Dianggap membawa perubahan signifikan bagi Kota Semarang, Hendi-Ita, sapaan keduanya, menyabet dukungan penuh dari para pemilik 50 kursi DPRD. Sejumlah parpol mengakui, mereka sebenarnya memiliki kader yang siap maju, tetapi dari hasil hitung-hitungan internal, merapat pada petahana menjadi pilihan realistis. Adapun tim pemenangan Hendi-Ita menargetkan perolehan suara 90 persen.
Setelah pada 2016-2021 berfokus pada peningkatan di bidang perdagangan dan jasa, Hendrar kini berupaya meningkatkannya. Fokus Hendi di antaranya pada UMKM dan pariwisata. Namun, sebelum itu, penanganan Covid-19 akan diutamakan.
Pasca-Covid-19, program kerja paling pendek yang bisa kami ungkit yakni pada ekonomi, sosial, dan budaya. Kami ingin menggerakkan lagi UMKM. Semua perizinan akan kami dukung. Selain pengemasan agar produk lebih representatif, kami akan memperkuat identitas produk-produk khas, seperti bandeng dan lumpia, melalui hak cipta,” ujar Hendi.
Pariwisata Kota Semarang akan didongkrak setelah rontok akibat pandemi Covid-19 dengan bermacam promosi. Terlebih penataan kawasan Kota Lama masih berjalan. Setelah Little Netherland, penataan pembangunan akan dilakukan pada tiga subsistem lain, yakni Kampung Melayu, Pecinan, dan Kampung Arab.
Hendi juga membidik status sebagai kota pendidikan. Saat ini, tercatat ada 69 perguruan tinggi di Kota Semarang. Dengan demikian, akan semakin terbuka bagi warga mana pun, termasuk luar kota, untuk berkuliah di kota ini. Hal ini sekaligus akan semakin mencetak lebih banyak anak muda kompeten dan terampil, yang dapat turut terlibat dalam pembangunan kota.
Mengenai pembangunan Kampung Bahari Tambaklorok, diakui Hendi, saat ini memang belum sempurna. ”Kami sedang membuat kampung deret nelayan (untuk warga terdampak normalisasi Kanal Timur). Nantinya diharapkan UMKM-UMKM bisa mengambil ikan dari nelayan dan mengolahnya sehingga ada nilai tambah. Kami akan perbanyak pelatihan,” katanya.
Selain itu, sejumlah kampung tematik di Kota Semarang juga akan dievaluasi, terutama bagi daerah-daerah yang potensinya tak berkembang. Selanjutnya, kampung tematik diharapkan benar-benar dapat memberdayakan masyarakat secara berkelanjutan.

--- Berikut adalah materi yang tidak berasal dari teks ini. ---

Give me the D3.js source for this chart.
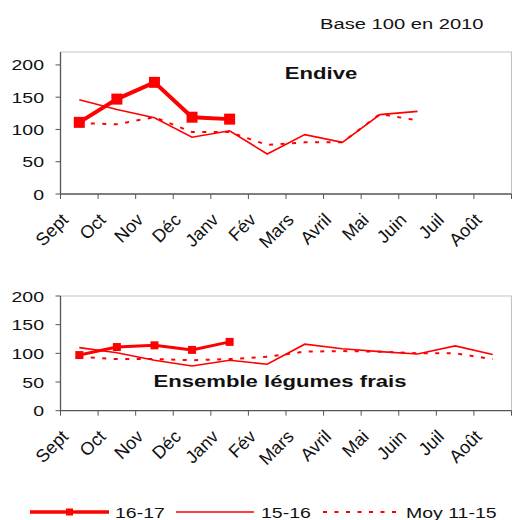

Dengan peluang kemenangan dalam pilkada yang cukup besar, Hendi-Ita diharapkan tak sekadar melanjutkan program, tetapi juga mengevaluasi dan memperbaiki program agar semakin dirasakan masyarakat. Pelibatan warga dalam program-program pembangunan yang inovatif semoga menjadikan Kota Semarang lebih hebat.